+++ Data extract +++

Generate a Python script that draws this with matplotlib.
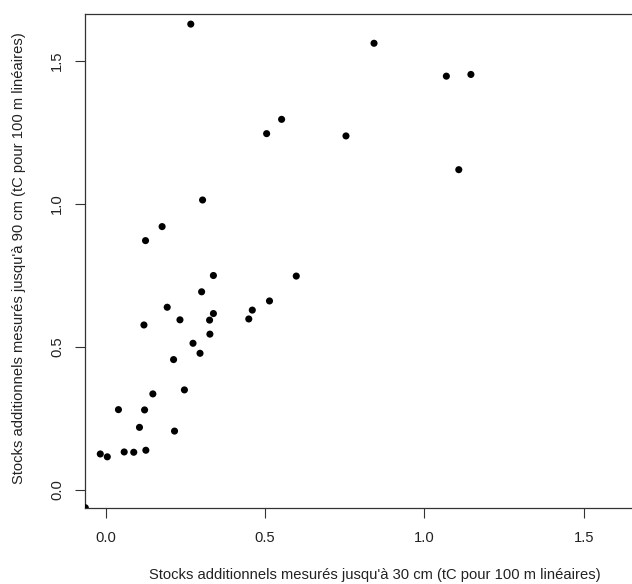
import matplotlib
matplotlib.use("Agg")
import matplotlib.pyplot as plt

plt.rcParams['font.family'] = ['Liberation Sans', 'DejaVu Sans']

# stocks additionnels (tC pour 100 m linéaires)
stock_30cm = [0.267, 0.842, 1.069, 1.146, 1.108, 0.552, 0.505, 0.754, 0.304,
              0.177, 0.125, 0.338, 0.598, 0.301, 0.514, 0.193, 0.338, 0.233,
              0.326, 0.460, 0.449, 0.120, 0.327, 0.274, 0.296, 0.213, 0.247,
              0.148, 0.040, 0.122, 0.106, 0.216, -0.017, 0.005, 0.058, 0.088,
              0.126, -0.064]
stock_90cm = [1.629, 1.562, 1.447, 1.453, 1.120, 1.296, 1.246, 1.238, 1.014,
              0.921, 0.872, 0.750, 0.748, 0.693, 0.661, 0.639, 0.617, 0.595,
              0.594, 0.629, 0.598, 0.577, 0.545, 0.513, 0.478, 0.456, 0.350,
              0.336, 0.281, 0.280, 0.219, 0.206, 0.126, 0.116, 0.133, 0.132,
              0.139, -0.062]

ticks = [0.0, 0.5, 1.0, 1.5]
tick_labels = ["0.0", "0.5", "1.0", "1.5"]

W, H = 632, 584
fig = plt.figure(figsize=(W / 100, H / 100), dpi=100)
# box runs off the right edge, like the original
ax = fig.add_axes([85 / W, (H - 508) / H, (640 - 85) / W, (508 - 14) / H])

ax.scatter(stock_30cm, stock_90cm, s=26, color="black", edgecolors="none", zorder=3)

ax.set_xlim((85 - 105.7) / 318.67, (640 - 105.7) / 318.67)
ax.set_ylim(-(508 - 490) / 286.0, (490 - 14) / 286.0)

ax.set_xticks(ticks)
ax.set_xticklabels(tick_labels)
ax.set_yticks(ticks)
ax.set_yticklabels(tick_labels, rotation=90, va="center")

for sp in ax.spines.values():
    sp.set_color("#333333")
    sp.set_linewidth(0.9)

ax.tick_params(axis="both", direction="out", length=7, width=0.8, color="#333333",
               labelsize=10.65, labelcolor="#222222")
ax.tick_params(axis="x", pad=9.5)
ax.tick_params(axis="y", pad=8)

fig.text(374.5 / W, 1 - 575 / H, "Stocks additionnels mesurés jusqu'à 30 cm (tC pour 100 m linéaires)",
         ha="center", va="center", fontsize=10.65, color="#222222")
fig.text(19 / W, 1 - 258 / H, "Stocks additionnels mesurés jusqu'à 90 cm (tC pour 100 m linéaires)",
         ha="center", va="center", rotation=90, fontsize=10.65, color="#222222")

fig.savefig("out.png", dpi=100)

+++
+++ Data extract +++

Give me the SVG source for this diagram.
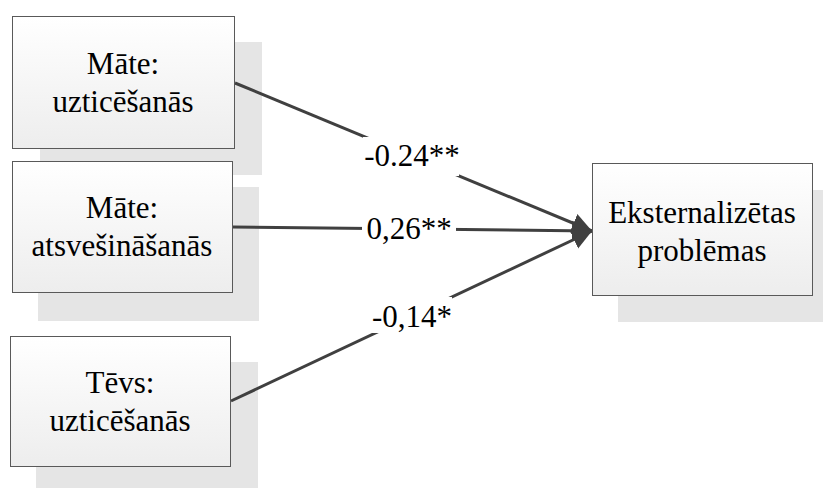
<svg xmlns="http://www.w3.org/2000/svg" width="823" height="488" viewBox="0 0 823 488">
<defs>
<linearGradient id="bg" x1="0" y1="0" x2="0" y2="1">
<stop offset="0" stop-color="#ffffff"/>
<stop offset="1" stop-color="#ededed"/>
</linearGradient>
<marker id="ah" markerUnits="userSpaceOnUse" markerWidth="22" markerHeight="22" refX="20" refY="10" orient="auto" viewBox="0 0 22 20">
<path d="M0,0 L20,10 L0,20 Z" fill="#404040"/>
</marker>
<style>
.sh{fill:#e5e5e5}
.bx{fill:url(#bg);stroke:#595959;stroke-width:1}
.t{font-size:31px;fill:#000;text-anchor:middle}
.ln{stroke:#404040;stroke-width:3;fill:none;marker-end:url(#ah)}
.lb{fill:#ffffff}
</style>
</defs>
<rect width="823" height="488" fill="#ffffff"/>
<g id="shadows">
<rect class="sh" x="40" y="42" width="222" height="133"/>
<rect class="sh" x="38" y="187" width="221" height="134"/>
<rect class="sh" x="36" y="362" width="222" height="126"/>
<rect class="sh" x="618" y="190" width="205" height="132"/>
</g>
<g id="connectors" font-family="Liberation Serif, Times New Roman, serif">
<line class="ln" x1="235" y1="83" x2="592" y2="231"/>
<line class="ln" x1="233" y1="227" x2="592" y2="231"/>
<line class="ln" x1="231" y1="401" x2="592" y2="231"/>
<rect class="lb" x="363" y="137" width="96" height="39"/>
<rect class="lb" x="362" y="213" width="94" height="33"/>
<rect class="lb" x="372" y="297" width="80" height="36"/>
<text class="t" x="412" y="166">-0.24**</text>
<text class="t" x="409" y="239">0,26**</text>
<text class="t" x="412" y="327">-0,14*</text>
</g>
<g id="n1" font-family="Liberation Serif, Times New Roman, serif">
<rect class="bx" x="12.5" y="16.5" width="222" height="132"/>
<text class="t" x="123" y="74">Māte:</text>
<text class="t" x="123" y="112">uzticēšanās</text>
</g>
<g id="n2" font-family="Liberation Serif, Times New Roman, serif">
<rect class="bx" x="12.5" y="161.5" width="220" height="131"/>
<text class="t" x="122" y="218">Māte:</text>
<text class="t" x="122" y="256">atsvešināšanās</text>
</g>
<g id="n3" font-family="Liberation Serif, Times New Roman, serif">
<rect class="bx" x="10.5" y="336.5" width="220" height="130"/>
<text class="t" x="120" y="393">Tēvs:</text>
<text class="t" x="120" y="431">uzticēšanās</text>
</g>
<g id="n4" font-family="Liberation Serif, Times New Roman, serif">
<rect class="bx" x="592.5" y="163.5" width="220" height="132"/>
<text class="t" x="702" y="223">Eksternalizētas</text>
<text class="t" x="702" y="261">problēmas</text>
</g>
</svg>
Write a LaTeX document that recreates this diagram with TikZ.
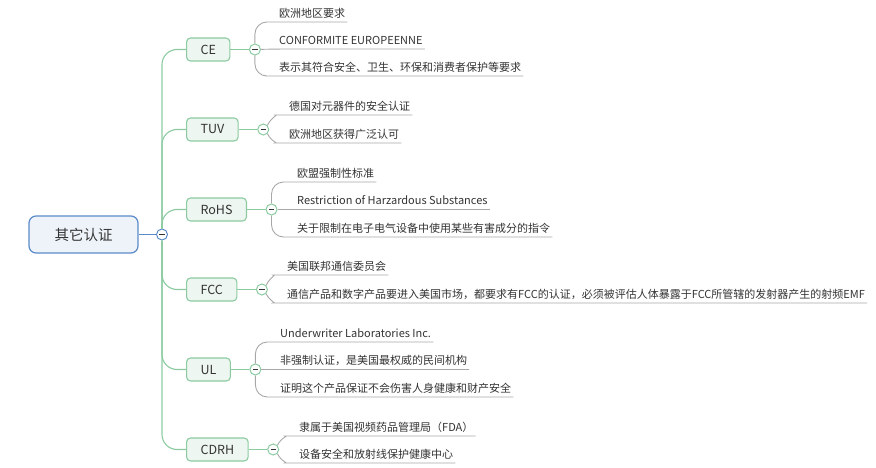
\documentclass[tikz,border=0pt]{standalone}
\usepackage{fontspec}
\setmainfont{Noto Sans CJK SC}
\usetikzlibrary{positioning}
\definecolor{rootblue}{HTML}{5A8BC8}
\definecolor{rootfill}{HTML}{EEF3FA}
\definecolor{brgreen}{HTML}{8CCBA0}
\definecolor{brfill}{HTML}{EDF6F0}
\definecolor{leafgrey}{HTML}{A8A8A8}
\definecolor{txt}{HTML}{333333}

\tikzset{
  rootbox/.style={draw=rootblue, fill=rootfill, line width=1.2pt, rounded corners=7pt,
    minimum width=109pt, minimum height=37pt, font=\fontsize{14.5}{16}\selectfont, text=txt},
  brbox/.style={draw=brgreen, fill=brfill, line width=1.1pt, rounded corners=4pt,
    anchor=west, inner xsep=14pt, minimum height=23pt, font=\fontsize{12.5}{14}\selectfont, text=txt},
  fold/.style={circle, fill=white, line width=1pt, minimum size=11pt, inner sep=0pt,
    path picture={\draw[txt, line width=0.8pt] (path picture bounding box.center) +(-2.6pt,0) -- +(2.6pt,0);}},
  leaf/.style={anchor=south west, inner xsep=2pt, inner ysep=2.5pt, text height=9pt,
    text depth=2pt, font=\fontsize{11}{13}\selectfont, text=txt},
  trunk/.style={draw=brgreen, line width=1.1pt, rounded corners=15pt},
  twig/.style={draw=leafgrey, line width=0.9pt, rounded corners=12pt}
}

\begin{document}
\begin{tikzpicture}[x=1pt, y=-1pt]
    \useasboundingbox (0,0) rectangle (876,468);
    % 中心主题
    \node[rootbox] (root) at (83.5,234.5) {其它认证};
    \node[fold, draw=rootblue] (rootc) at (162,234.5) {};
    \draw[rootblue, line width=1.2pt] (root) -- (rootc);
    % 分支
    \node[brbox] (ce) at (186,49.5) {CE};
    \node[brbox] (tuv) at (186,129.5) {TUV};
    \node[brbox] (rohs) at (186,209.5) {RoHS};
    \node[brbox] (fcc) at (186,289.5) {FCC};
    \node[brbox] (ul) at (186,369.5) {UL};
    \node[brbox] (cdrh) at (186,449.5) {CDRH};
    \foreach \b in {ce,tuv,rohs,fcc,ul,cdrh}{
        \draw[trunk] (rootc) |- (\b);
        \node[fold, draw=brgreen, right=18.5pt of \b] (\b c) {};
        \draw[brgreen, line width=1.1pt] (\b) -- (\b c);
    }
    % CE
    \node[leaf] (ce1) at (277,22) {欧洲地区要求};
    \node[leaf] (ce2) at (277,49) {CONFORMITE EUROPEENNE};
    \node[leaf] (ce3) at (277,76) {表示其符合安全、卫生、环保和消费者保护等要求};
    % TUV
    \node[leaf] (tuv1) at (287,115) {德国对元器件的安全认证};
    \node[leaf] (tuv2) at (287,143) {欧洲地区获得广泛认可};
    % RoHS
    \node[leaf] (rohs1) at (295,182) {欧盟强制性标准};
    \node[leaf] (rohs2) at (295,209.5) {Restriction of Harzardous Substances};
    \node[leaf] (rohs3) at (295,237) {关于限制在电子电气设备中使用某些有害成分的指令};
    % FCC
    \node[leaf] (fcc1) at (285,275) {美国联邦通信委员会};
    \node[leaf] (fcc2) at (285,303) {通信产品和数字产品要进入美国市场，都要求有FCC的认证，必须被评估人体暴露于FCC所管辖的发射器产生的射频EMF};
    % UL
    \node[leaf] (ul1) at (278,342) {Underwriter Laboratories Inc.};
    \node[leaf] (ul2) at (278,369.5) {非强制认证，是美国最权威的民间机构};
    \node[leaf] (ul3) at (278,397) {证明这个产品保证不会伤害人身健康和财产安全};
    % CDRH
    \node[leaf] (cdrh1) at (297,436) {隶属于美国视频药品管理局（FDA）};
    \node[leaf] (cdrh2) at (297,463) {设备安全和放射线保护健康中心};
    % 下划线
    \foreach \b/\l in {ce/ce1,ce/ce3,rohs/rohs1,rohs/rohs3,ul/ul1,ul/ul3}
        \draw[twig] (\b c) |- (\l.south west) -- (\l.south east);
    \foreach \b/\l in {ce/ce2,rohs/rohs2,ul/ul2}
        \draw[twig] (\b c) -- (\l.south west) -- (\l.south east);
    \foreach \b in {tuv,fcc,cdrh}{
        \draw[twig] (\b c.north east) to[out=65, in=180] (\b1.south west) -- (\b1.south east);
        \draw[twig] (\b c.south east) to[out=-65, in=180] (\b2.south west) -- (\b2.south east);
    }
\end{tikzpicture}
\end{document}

+++

The task: The lines you need run from the one containing "Generate a Python" down to the one containing "plt.rcParams['font.family'] = ['Liberation"; print them exactly, both ends included, and leave out pictures.

Final result:
Generate a Python script that draws this with matplotlib.
import matplotlib
matplotlib.use("Agg")
import matplotlib.pyplot as plt

plt.rcParams['font.family'] = ['Liberation Sans', 'DejaVu Sans']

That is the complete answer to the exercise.